Vão-se anos que decidi bastar-me a mim mesmo. Sair de cena de alguns espetáculos da vida, sentar-me na platéia como um mero espectador e assistir a vida encenar seus shows. Não, não há com essa atitude, nenhum tipo de desconforto, desânimo, resignação perante a vida, ou algo assim; tão somente passei a crer que existe uma fase em nossas vidas onde ganhamos uma visão privilegiada para descobrirmos que a felicidade não está assim tão fora de nós, como às vezes cremos. Parece existir algo interessante, como se, à medida que vamos superando as fases da vida, outras regiões do córtex cerebral vão sendo gradativamente ativadas, entram em atividade. O espírito redime-se, parece sentir que já conheceu muito da vida, que já viveu tudo e então resguarda-se desprovido dos substratos e dos arroubos alvissareiros tão frementes em outras fases da existência humana. Alguns ganham um olhar sereno, perscrutador, como o do sábio que parece ter a dimensão exata de sua sapiência e a convicção de que já cumpriu o tudo traçado para os desígnios de sua vida.
Ando beirando essa fase, não que eu – pobre mortal -, tenha alcançado esse grau de elevação maior, mas sei, eu bem sei, que ao longo do tempo a mim concedido até o momento, amealhei tudo, ou quase tudo que a vida tinha para me repassar em forma de aprovações. Estive atento a cada investida, a cada momento, sem desperdiçar um lance ou uma chance que me propiciasse uma forma qualquer de autoconhecimento.

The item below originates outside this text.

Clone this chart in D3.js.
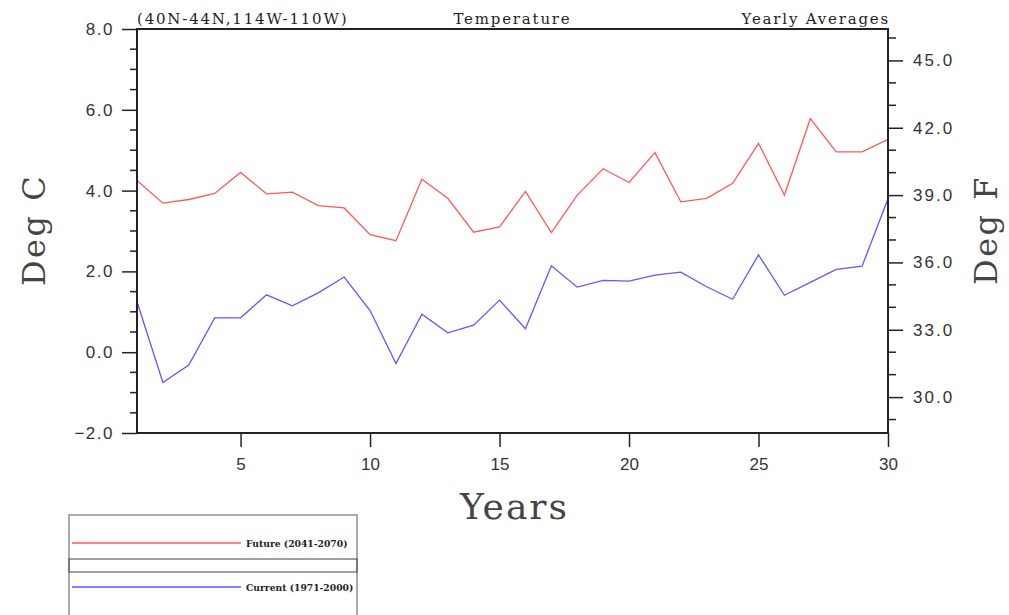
<!DOCTYPE html>
<html>
<head>
<meta charset="utf-8">
<script src="https://cdn.jsdelivr.net/npm/d3@7"></script>
<style>
  body { margin: 0; background: #fff; }
  .tick-label { font-family: "Liberation Sans", Arial, sans-serif; fill: #333; }
  .serif { font-family: "DejaVu Serif", "Liberation Serif", serif; fill: #222; }
</style>
</head>
<body>
<div id="chart-container"></div>
<script>
// yearly averages, Deg C
const years = d3.range(1, 31);
const future = [4.25, 3.69, 3.78, 3.93, 4.45, 3.92, 3.96, 3.63, 3.57, 2.91,
                2.76, 4.28, 3.81, 2.97, 3.10, 3.98, 2.96, 3.89, 4.54, 4.20,
                4.94, 3.72, 3.81, 4.18, 5.17, 3.89, 5.78, 4.96, 4.96, 5.27];
const current = [1.25, -0.75, -0.32, 0.85, 0.85, 1.42, 1.15, 1.47, 1.86, 1.03,
                 -0.28, 0.94, 0.48, 0.67, 1.29, 0.58, 2.14, 1.61, 1.78, 1.76,
                 1.91, 1.98, 1.62, 1.31, 2.41, 1.41, 1.73, 2.05, 2.13, 3.80];
const xTicks = [5, 10, 15, 20, 25, 30];
const cTicks = [-2, 0, 2, 4, 6, 8];
const fTicks = [30, 33, 36, 39, 42, 45];
const seriesNames = ["Future (2041-2070)", "Current (1971-2000)"];
const seriesColors = ["#ff5a5a", "#5a5aff"];

const width = 1009, height = 615;
const plot = { left: 137, right: 888, top: 29, bottom: 433 };

const svg = d3.select("#chart-container").append("svg")
    .attr("width", width)
    .attr("height", height);

const x = d3.scaleLinear().domain([1, 30]).range([plot.left, plot.right]);
const yC = d3.scaleLinear().domain([-2, 8]).range([plot.bottom, plot.top]);
const yF = d3.scaleLinear().domain([-2 * 1.8 + 32, 8 * 1.8 + 32]).range([plot.bottom, plot.top]);

// left axis (Celsius)
const leftAxis = d3.axisLeft(yC).tickValues(cTicks).tickSize(15).tickPadding(8)
    .tickFormat(d3.format(".1f"));
const gl = svg.append("g").attr("transform", `translate(${plot.left},0)`).call(leftAxis);
gl.append("g").selectAll("line")
    .data(d3.range(-2, 8.01, 0.5).filter(v => !cTicks.includes(v)))
    .join("line")
    .attr("x1", -7).attr("x2", 0)
    .attr("y1", d => yC(d)).attr("y2", d => yC(d));

// right axis (Fahrenheit)
const rightAxis = d3.axisRight(yF).tickValues(fTicks).tickSize(15).tickPadding(10)
    .tickFormat(d3.format(".1f"));
const gr = svg.append("g").attr("transform", `translate(${plot.right},0)`).call(rightAxis);
gr.append("g").selectAll("line")
    .data(d3.range(29, 47).filter(v => !fTicks.includes(v)))
    .join("line")
    .attr("x1", 0).attr("x2", 8)
    .attr("y1", d => yF(d)).attr("y2", d => yF(d));

// bottom axis
const bottomAxis = d3.axisBottom(x).tickValues(xTicks).tickSize(14).tickPadding(11);
const gb = svg.append("g").attr("transform", `translate(0,${plot.bottom})`).call(bottomAxis);

[gl, gr, gb].forEach(g => {
  g.select(".domain").remove();
  g.selectAll("line").attr("stroke", "#222").attr("stroke-width", 1.5);
  g.selectAll("text").attr("class", "tick-label").attr("font-family", null);
});
gl.selectAll(".tick text").style("font-size", "17px").style("letter-spacing", "1.5px");
gr.selectAll(".tick text").style("font-size", "17px").style("letter-spacing", "2px");
gb.selectAll(".tick text").style("font-size", "17px");

// data lines
const line = d3.line().x((d, i) => x(years[i])).y(d => yC(d));
[future, current].forEach((s, k) => {
  svg.append("path")
      .datum(s)
      .attr("fill", "none")
      .attr("stroke", seriesColors[k])
      .attr("stroke-width", 1.3)
      .attr("d", line);
});

// frame
svg.append("rect")
    .attr("x", plot.left).attr("y", plot.top)
    .attr("width", plot.right - plot.left).attr("height", plot.bottom - plot.top)
    .attr("fill", "none").attr("stroke", "#222").attr("stroke-width", 2);

// titles
const titleStyle = t => t.attr("class", "serif").attr("y", 24)
    .style("font-size", "15px").style("letter-spacing", "1.8px");
svg.append("text").call(titleStyle).attr("x", plot.left)
    .text("(40N-44N,114W-110W)");
svg.append("text").call(titleStyle).attr("x", (plot.left + plot.right) / 2)
    .attr("text-anchor", "middle").text("Temperature");
svg.append("text").call(titleStyle).attr("x", plot.right + 2)
    .attr("text-anchor", "end").text("Yearly Averages");

svg.append("text").attr("class", "serif")
    .attr("transform", `translate(45,230) rotate(-90)`)
    .attr("text-anchor", "middle").style("font-size", "32px")
    .style("letter-spacing", "2.5px").style("fill", "#444")
    .text("Deg C");
svg.append("text").attr("class", "serif")
    .attr("transform", `translate(997,230) rotate(-90)`)
    .attr("text-anchor", "middle").style("font-size", "32px")
    .style("letter-spacing", "2.5px").style("fill", "#444")
    .text("Deg F");
svg.append("text").attr("class", "serif")
    .attr("x", (plot.left + plot.right) / 2 + 2).attr("y", 519)
    .attr("text-anchor", "middle").style("font-size", "36px")
    .style("letter-spacing", "2px").style("fill", "#444")
    .text("Years");

// legend
const legend = svg.append("g");
legend.append("rect")
    .attr("x", 69).attr("y", 515).attr("width", 288).attr("height", 110)
    .attr("fill", "none").attr("stroke", "#aaa").attr("stroke-width", 2);
legend.append("rect")
    .attr("x", 69).attr("y", 559).attr("width", 288).attr("height", 13)
    .attr("fill", "none").attr("stroke", "#444").attr("stroke-width", 1);
const legendY = [543, 587];
seriesNames.forEach((name, k) => {
  legend.append("line")
      .attr("x1", 72).attr("x2", 241)
      .attr("y1", legendY[k]).attr("y2", legendY[k])
      .attr("stroke", seriesColors[k]).attr("stroke-width", 1.3);
  legend.append("text").attr("class", "serif")
      .attr("x", 246).attr("y", legendY[k] + 3.5)
      .style("font-size", "9.2px").style("font-weight", "bold")
      .text(name);
});
</script>
</body>
</html>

Se a graça nunca nos chega de graça, - como sustentam algumas correntes filosóficas -, sem dúvidas, fiz jus aos méritos a mim consagrados - poucos, reconheço, - mas esse quase nada me consagra certa sensação de serenidade, de paz mental, emocional, espiritual. Se desatinos cometi ao longo dessa jornada, suas conseqüências não encontraram sustentabilidade ao ponto de impregnar em mim sentimentos de culpas, remorsos, algo nesse sentido. Nada foi minimamente consistente para assolar a consciência e se ela ( a consciência) em nada nos acusa, em nada nos cobra, podemos então deitar a cabeça e dormir o sono dos tranqüilos.
Naturalmente, quero crer, devem ser árduos os caminhos que nos levam a adquirir o olhar do sábio. Não disponho sequer de bússola para norteá-los, mas apostaria seguramente numa rota: permanecer sempre na guarita da observação, em permanente vigília, colocar todos os interruptores dos radares psíquicos em on. Captar, assimilar, incorporar o sumo das lições que a vida nos oferece, como se todos os dias fossem minúsculas existências.
Até parece ser uma tremenda pretensão de minha parte tentar alcançar esse olhar sábio. Não, não é bem assim... mas sempre chamo para mim tudo que pode engrandecer-me nesse propósito; às vezes até impulsivamente, como a querer antecipar, saltar as etapas que divisam as fases de crescimento, desenvolvimento e amadurecimento do ser humano. Suponho, entretanto, que não convém atropelar o curso natural da vida, dos seus estágios, dos seus ciclos. Cada um desses portais deve ter lá as suas peculiaridades, como se fossem ciclos contínuos e interdependentes, embora por vezes tenho me deparado com criaturas excepcionais que transmitem uma sensação enorme e absoluta de maturidade, de sapiência incrivelmente espetaculares, como se estivessem além do seu próprio tempo existencial, como se tivessem quebrado o ritmo, o processo natural das tais fases de desenvolvimento pessoal, mental, psíquico, espiritual. Naturalmente são casos esporádicos que fogem a trivialidade do convencional.
Apesar das agruras com as quais nos deparamos ao longo das etapas do viver, parece prazeroso vivê-las em sua plenitude, no compasso, na cadencia e no ritmo natural da vida. São espetaculares, por exemplo, os sonhos que douram a cabeça da mocinha que vive o auge de sua adolescência; são fantásticos os arroubos do mocinho que sente as forças da jovialidade latejarem em seu corpo; é esplêndida a sensatez, a transparência, a sapiência de vida que reluz no olhar do sábio, esse simples mortal que impôs o diferencial na sua existência, ao amealhar todas as lições adquiridas ao longo de sua trajetória de vida; que viveu regido pelas leis de suas verdades; que, enfim, simplesmente não só passou pela vida.